We proposes a method to adapt backward induction, which is used to solve the vehicle speed optimal control problem for energy efficiency, to a computer with a GPU to accelerate the computation. A common application of this type of problem is to control a vehicle on a given route with surrounding vehicles, road grades, traffic signals, stop signs, speed limits, and other conditions. Several indicators can be used to determine the performance of the controller, including the energy consumption of the trip, the driving speed smoothness, and the traveling time to a given destination. Solving this optimization problem globally by backward induction is time-consuming, due to the large searching space of the vehicle’s distance, velocity, and acceleration.
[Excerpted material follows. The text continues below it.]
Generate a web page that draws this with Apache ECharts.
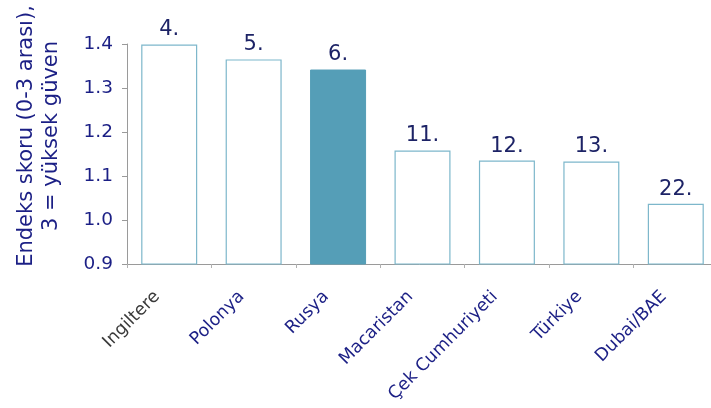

The proposed method converts the single thread implementation to a parallel process that runs on a consumer-level GPU. This is done by choosing the problem scale, separating independent sub-processes, and pruning the data to accommodate the GPU programming requirement. The method is tested on a simulated route with a leading vehicle, a traffic light, and speed limits. The historical behaviors of the leading vehicle are known, and they are used to predict its future behaviors in a stochastic way. Compared to the CPU-based backward induction, the proposed GPU-based version solves the given problem 15 to 30 times faster, depending on the preset granularities of variables.